▶ INSTRUCTIONS FOR THE TASK: Skip all pictures, then print the remaining material exactly.

*** SUPPLIED INFORMATION

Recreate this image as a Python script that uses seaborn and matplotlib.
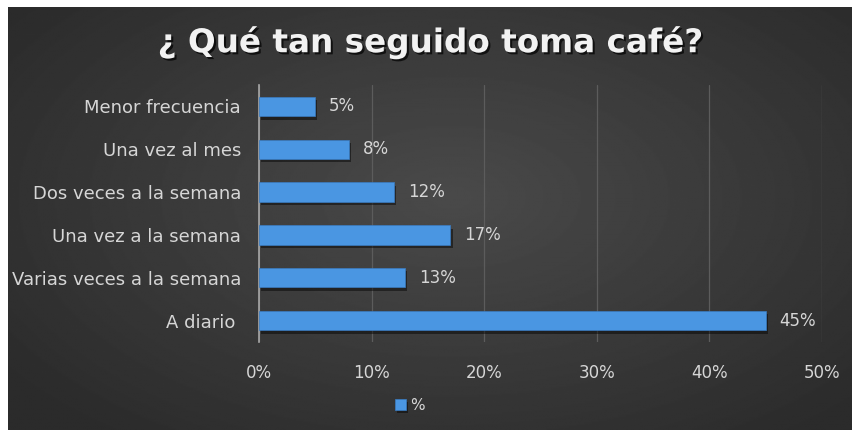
import numpy as np
import pandas as pd
import matplotlib
matplotlib.use("Agg")
import matplotlib.pyplot as plt
import matplotlib.patheffects as pe
import seaborn as sns

# Survey answers: how often coffee is drunk (share of respondents, %)
categories = [
    "Menor frecuencia",
    "Una vez al mes",
    "Dos veces a la semana",
    "Una vez a la semana",
    "Varias veces a la semana",
    "A diario ",
]
shares = [5, 8, 12, 17, 13, 45]
x_ticks = [0, 10, 20, 30, 40, 50]
title_text = "¿ Qué tan seguido toma café?"
legend_label = "%"

sns.set_theme(style="dark")
plt.rcParams["font.family"] = ["DejaVu Sans"]

df = pd.DataFrame({"categoria": categories, "valor": shares})

fig = plt.figure(figsize=(8.52, 4.30), dpi=100, facecolor="white")

# Dark radial-gradient backdrop of the chart panel
bg = fig.add_axes([8 / 852, 0, 1 - 8 / 852, 1 - 7 / 430])
yy, xx = np.mgrid[-1:1:300j, -1:1:600j]
r = np.sqrt(((xx - 0.05) / 1.0) ** 2 + ((yy + 0.1) / 1.1) ** 2)
shade = 0.29 - 0.12 * np.clip(r / 1.3, 0, 1)
bg.imshow(shade, cmap="gray", vmin=0, vmax=1, aspect="auto",
          extent=[0, 1, 0, 1], interpolation="bilinear")
bg.set_axis_off()

ax = fig.add_axes([259 / 852, 1 - 342 / 430, (822 - 259) / 852, (342 - 85) / 430])
ax.patch.set_alpha(0)

sns.barplot(data=df, x="valor", y="categoria", orient="h", color="#4a96e2",
            width=0.455, saturation=1, ax=ax, label=legend_label, zorder=3)

for bar in ax.patches:
    bar.set_edgecolor("#3a7cc2")
    bar.set_linewidth(0.5)
    bar.set_path_effects([pe.SimplePatchShadow(offset=(1.5, -2.5), shadow_rgbFace="black", alpha=0.45),
                          pe.Normal()])

text_col = "#d6d6d6"
for bar, v in zip(ax.patches, shares):
    ax.annotate(f"{v}%", xy=(bar.get_width(), bar.get_y() + bar.get_height() / 2),
                xytext=(10, 0), textcoords="offset points", va="center", ha="left",
                fontsize=12, color=text_col)

ax.set_xlim(0, 50)
ax.set_xticks(x_ticks)
ax.set_xticklabels([f"{t}%" for t in x_ticks])
ax.set_xlabel("")
ax.set_ylabel("")
ax.tick_params(axis="x", length=0, pad=16, labelsize=12, labelcolor=text_col)
ax.tick_params(axis="y", length=0, pad=13, labelsize=13, labelcolor=text_col)
ax.grid(axis="x", color="#5c5c5c", linewidth=0.9, zorder=0)
ax.grid(axis="y", visible=False)
for side in ["top", "right", "bottom"]:
    ax.spines[side].set_visible(False)
ax.spines["left"].set_color("#a8a8a8")
ax.spines["left"].set_linewidth(1.2)

leg = ax.legend(loc="center", bbox_to_anchor=(410 / 852, 1 - 405 / 430),
                bbox_transform=fig.transFigure, frameon=False,
                handlelength=0.7, handleheight=0.7, handletextpad=0.3, fontsize=11)
for t in leg.get_texts():
    t.set_color(text_col)

fig.text(0.505, 1 - 42 / 430, title_text, ha="center", va="center",
         fontsize=23.5, fontweight="bold", family=["DejaVu Sans"], color="#f2f2f2",
         path_effects=[pe.withSimplePatchShadow(offset=(1.5, -1.5), shadow_rgbFace="black", alpha=0.7)])

fig.savefig("out.png", dpi=100, facecolor="white")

******

▶ PROBLEM SOLUTION:
Recreate this image as a Python script that uses seaborn and matplotlib.
import numpy as np
import pandas as pd
import matplotlib
matplotlib.use("Agg")
import matplotlib.pyplot as plt
import matplotlib.patheffects as pe
import seaborn as sns

# Survey answers: how often coffee is drunk (share of respondents, %)
categories = [
    "Menor frecuencia",
    "Una vez al mes",
    "Dos veces a la semana",
    "Una vez a la semana",
    "Varias veces a la semana",
    "A diario ",
]
shares = [5, 8, 12, 17, 13, 45]
x_ticks = [0, 10, 20, 30, 40, 50]
title_text = "¿ Qué tan seguido toma café?"
legend_label = "%"

sns.set_theme(style="dark")
plt.rcParams["font.family"] = ["DejaVu Sans"]

df = pd.DataFrame({"categoria": categories, "valor": shares})

fig = plt.figure(figsize=(8.52, 4.30), dpi=100, facecolor="white")

# Dark radial-gradient backdrop of the chart panel
bg = fig.add_axes([8 / 852, 0, 1 - 8 / 852, 1 - 7 / 430])
yy, xx = np.mgrid[-1:1:300j, -1:1:600j]
r = np.sqrt(((xx - 0.05) / 1.0) ** 2 + ((yy + 0.1) / 1.1) ** 2)
shade = 0.29 - 0.12 * np.clip(r / 1.3, 0, 1)
bg.imshow(shade, cmap="gray", vmin=0, vmax=1, aspect="auto",
          extent=[0, 1, 0, 1], interpolation="bilinear")
bg.set_axis_off()

ax = fig.add_axes([259 / 852, 1 - 342 / 430, (822 - 259) / 852, (342 - 85) / 430])
ax.patch.set_alpha(0)

sns.barplot(data=df, x="valor", y="categoria", orient="h", color="#4a96e2",
            width=0.455, saturation=1, ax=ax, label=legend_label, zorder=3)

for bar in ax.patches:
    bar.set_edgecolor("#3a7cc2")
    bar.set_linewidth(0.5)
    bar.set_path_effects([pe.SimplePatchShadow(offset=(1.5, -2.5), shadow_rgbFace="black", alpha=0.45),
                          pe.Normal()])

text_col = "#d6d6d6"
for bar, v in zip(ax.patches, shares):
    ax.annotate(f"{v}%", xy=(bar.get_width(), bar.get_y() + bar.get_height() / 2),
                xytext=(10, 0), textcoords="offset points", va="center", ha="left",
                fontsize=12, color=text_col)

ax.set_xlim(0, 50)
ax.set_xticks(x_ticks)
ax.set_xticklabels([f"{t}%" for t in x_ticks])
ax.set_xlabel("")
ax.set_ylabel("")
ax.tick_params(axis="x", length=0, pad=16, labelsize=12, labelcolor=text_col)
ax.tick_params(axis="y", length=0, pad=13, labelsize=13, labelcolor=text_col)
ax.grid(axis="x", color="#5c5c5c", linewidth=0.9, zorder=0)
ax.grid(axis="y", visible=False)
for side in ["top", "right", "bottom"]:
    ax.spines[side].set_visible(False)
ax.spines["left"].set_color("#a8a8a8")
ax.spines["left"].set_linewidth(1.2)

leg = ax.legend(loc="center", bbox_to_anchor=(410 / 852, 1 - 405 / 430),
                bbox_transform=fig.transFigure, frameon=False,
                handlelength=0.7, handleheight=0.7, handletextpad=0.3, fontsize=11)
for t in leg.get_texts():
    t.set_color(text_col)

fig.text(0.505, 1 - 42 / 430, title_text, ha="center", va="center",
         fontsize=23.5, fontweight="bold", family=["DejaVu Sans"], color="#f2f2f2",
         path_effects=[pe.withSimplePatchShadow(offset=(1.5, -1.5), shadow_rgbFace="black", alpha=0.7)])

fig.savefig("out.png", dpi=100, facecolor="white")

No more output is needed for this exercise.